Onderdeel B (Voorgesteld artikel 3a, negende lid, van de Wet op de dividendbelasting 1965)

Het bij deze nota van wijziging voorgestelde artikel 3a, negende lid, van de Wet op de dividendbelasting 1965 voorziet in een step-up van het gestorte kapitaal van een in Nederland gevestigde vennootschap voor zover deze vennootschap wordt geacht een eindafrekeningsuitdeling te hebben gedaan aan haar aandeelhouders als gevolg van een grensoverschrijdende aandelenfusie.

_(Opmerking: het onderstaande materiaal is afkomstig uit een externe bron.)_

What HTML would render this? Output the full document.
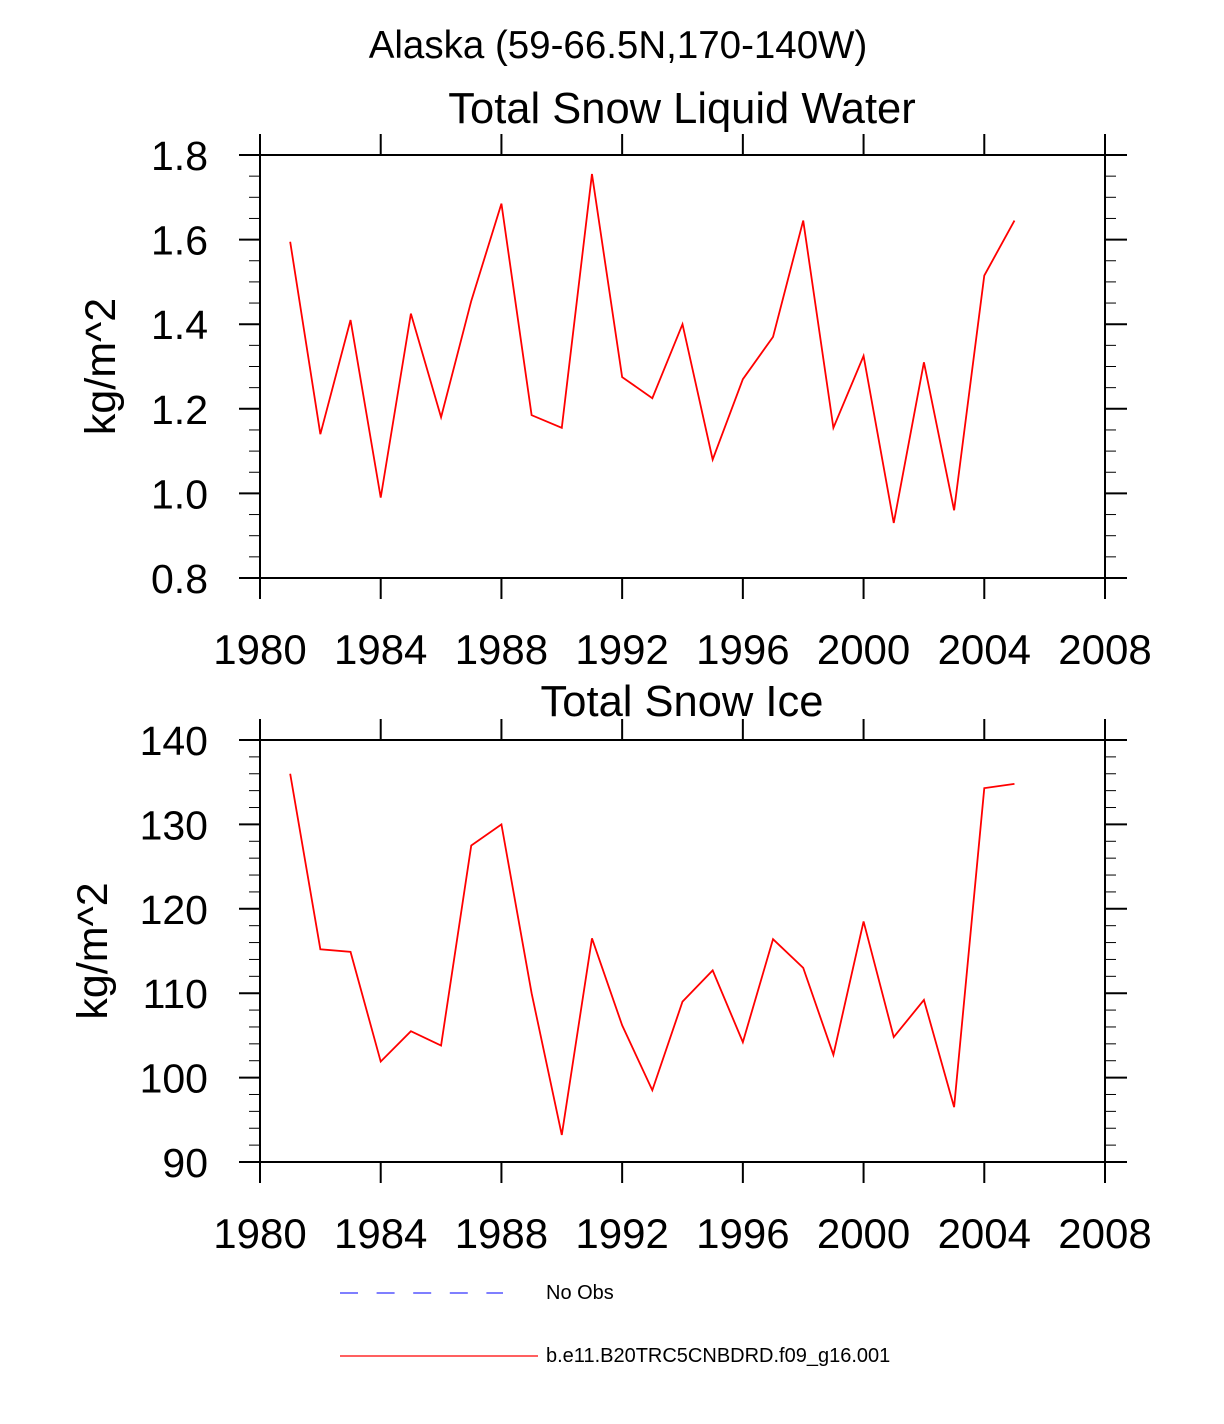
<!DOCTYPE html>
<html><head><meta charset="utf-8"><style>
body{margin:0;background:#fff}
svg{display:block;font-family:"Liberation Sans",sans-serif}
</style></head><body>
<svg id="chart" width="1224" height="1424" viewBox="0 0 1224 1424">
<text x="618" y="58" font-size="38.5" text-anchor="middle">Alaska (59-66.5N,170-140W)</text>
<g id="p1"></g>
<g id="p2"></g>
<g>
<line x1="340" y1="1293" x2="503" y2="1293" stroke="#3333ff" stroke-width="1.2" stroke-dasharray="18 18.6"/>
<text x="546" y="1299" font-size="20">No Obs</text>
<line x1="340" y1="1356" x2="538" y2="1356" stroke="#ff0000" stroke-width="1.2"/>
<text x="546" y="1362" font-size="20">b.e11.B20TRC5CNBDRD.f09_g16.001</text>
</g>
</svg>
<script>
const years = [1981,1982,1983,1984,1985,1986,1987,1988,1989,1990,1991,1992,1993,1994,1995,1996,1997,1998,1999,2000,2001,2002,2003,2004,2005];
const liquidWater = [1.595,1.14,1.41,0.99,1.425,1.18,1.455,1.685,1.185,1.155,1.755,1.275,1.225,1.40,1.08,1.27,1.37,1.645,1.155,1.325,0.93,1.31,0.96,1.515,1.645];
const snowIce = [136,115.2,114.9,101.9,105.5,103.8,127.5,130,110,93.2,116.5,106.2,98.5,109,112.7,104.2,116.4,113,102.7,118.5,104.8,109.2,96.5,134.3,134.8];
const xTicks = [1980,1984,1988,1992,1996,2000,2004,2008];
const yTicks1 = ["0.8","1.0","1.2","1.4","1.6","1.8"];
const yTicks2 = ["90","100","110","120","130","140"];
const NS="http://www.w3.org/2000/svg";
function mk(parent,tag,attrs){const e=document.createElementNS(NS,tag);for(const k in attrs)e.setAttribute(k,attrs[k]);parent.appendChild(e);return e;}
function panel(g,top,bottom,ymin,ymax,yt,vals,title,prefix,titleY,ytitleX,nsub){
  const L=260,R=1105;
  const xs=v=>L+(v-1980)/(2008-1980)*(R-L);
  const ys=v=>bottom-(v-ymin)/(ymax-ymin)*(bottom-top);
  const t=mk(g,'text',{x:682,y:titleY,'font-size':43.5,'text-anchor':'middle'});t.textContent=title;
  
  
  const f=mk(g,'rect',{x:L,y:top,width:R-L,height:bottom-top,fill:'none',stroke:'#000','stroke-width':2});
  
  
  xTicks.forEach(v=>{const x=xs(v);
    mk(g,'line',{x1:x,y1:top-21,x2:x,y2:top,stroke:'#000','stroke-width':2});
    mk(g,'line',{x1:x,y1:bottom,x2:x,y2:bottom+21,stroke:'#000','stroke-width':2});
    const l=mk(g,'text',{x:x,y:bottom+86,'font-size':42,'text-anchor':'middle'});l.textContent=v;
    
    
  });
  const step=(ymax-ymin)/(yt.length-1);
  for(let i=0;i<yt.length;i++){const v=ymin+i*step,y=ys(v);
    mk(g,'line',{x1:L-21,y1:y,x2:L,y2:y,stroke:'#000','stroke-width':2});
    mk(g,'line',{x1:R,y1:y,x2:R+22,y2:y,stroke:'#000','stroke-width':2});
    const l=mk(g,'text',{x:208,y:y+15,'font-size':41,'text-anchor':'end'});l.textContent=yt[i];
    
    
    if(i<yt.length-1)for(let k=1;k<nsub;k++){const yy=ys(v+k*step/nsub);
      mk(g,'line',{x1:L-11,y1:yy,x2:L,y2:yy,stroke:'#000','stroke-width':1});
      mk(g,'line',{x1:R,y1:yy,x2:R+11,y2:yy,stroke:'#000','stroke-width':1});}
  }
  const yl=mk(g,'text',{x:0,y:0,'font-size':43,'text-anchor':'middle',transform:`translate(${ytitleX},${(top+bottom)/2}) rotate(-90)`});yl.textContent='kg/m^2';
  
  
  const pts=years.map((yr,i)=>xs(yr)+','+ys(vals[i])).join(' ');
  const pl=mk(g,'polyline',{points:pts,fill:'none',stroke:'#ff0000','stroke-width':1.8});
  
  
}
panel(document.getElementById('p1'),155,578,0.8,1.8,yTicks1,liquidWater,'Total Snow Liquid Water','liquid',123,115,4);
panel(document.getElementById('p2'),740,1162,90,140,yTicks2,snowIce,'Total Snow Ice','ice',716,107,5);
</script>
</body></html>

Het betreft aandelenfusies waarbij de aandelen in een in Nederland gevestigde vennootschap worden overgenomen door een vennootschap die is gevestigd in een kwalificerende staat (zie het voorgestelde artikel 3c, eerste lid, onderdeel d, van de Wet op de dividendbelasting 1965). De voorgestelde wijziging voorkomt potentiële dubbele heffing van dividendbelasting over dezelfde winstreserves van een in het kader van een grensoverschrijdende aandelenfusie overgenomen in Nederland gevestigde vennootschap. Het betreft een herstel van een omissie in het wetsvoorstel.

Onderdeel C (Voorgesteld artikel 3c, negende lid, van de Wet op de dividendbelasting 1965)

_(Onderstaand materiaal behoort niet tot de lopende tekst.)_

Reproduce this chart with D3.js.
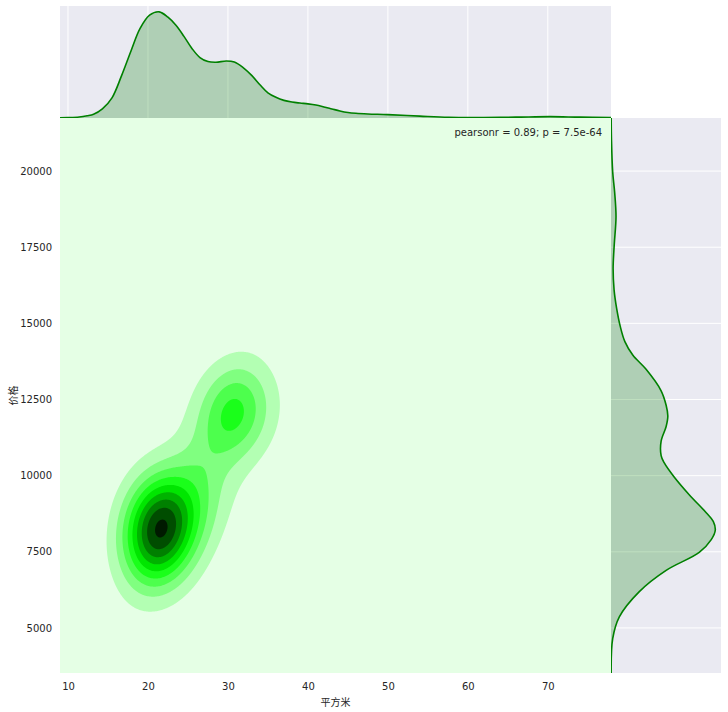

Het bij deze nota van wijziging voorgestelde artikel 3c, negende lid, van de Wet op de dividendbelasting 1965 bevat een uitwerking van een anticumulatieregeling die was aangekondigd in onderdeel 5 van de memorie van toelichting.3 Op grond van de voorgestelde delegatiebepaling kunnen nadere regels worden gesteld met betrekking tot de samenloop tussen de heffing van inkomstenbelasting over het inkomen uit aanmerkelijk belang als bedoeld in Hoofdstuk 4 van de Wet inkomstenbelasting 2001 en de op basis van het voorgestelde artikel 3c van de Wet op de dividendbelasting 1965 geheven dividendbelasting. In de nota naar aanleiding van het verslag die tegelijkertijd met deze nota van wijziging aan de Tweede Kamer is aangeboden, is opgemerkt dat het uitgangspunt van de te stellen regels zal zijn dat de voorgestelde eindafrekeningsuitdeling in de dividendbelasting niet in aanmerking wordt genomen voor zover die wordt geacht te zijn uitgedeeld aan een aanmerkelijkbelanghouder. De veronderstelling daarbij is dat de Nederlandse belastingclaim op aandeelhoudersniveau ter zake van de winstreserves voldoende is gewaarborgd ingeval de aandeelhouder een aanmerkelijkbelanghouder is. De initiatiefnemer verwacht dat met deze voorgestelde vrijstelling voor aanmerkelijkbelanghouders elke vorm van ongewenste samenloop tussen de aanmerkelijkbelangclaim en de dividendbelastingclaim wordt voorkomen. De initiatiefnemer stelt voor om de bevoegdheid te voorzien in de vrijstelling te delegeren met het oog op het stellen van nadere regels die oneigenlijk gebruik beogen te voorkomen.

Snels


X Noot
1

Zie het voorgestelde artikel 26, negende tot en met elfde lid, van de Invorderingswet 1990.

X Noot
2

Zie de noot van F. van Horzen in NLF 2020/2192.

X Noot
3

Kamerstukken II 2020–2021, 35 523, nr. 9, blz. 13.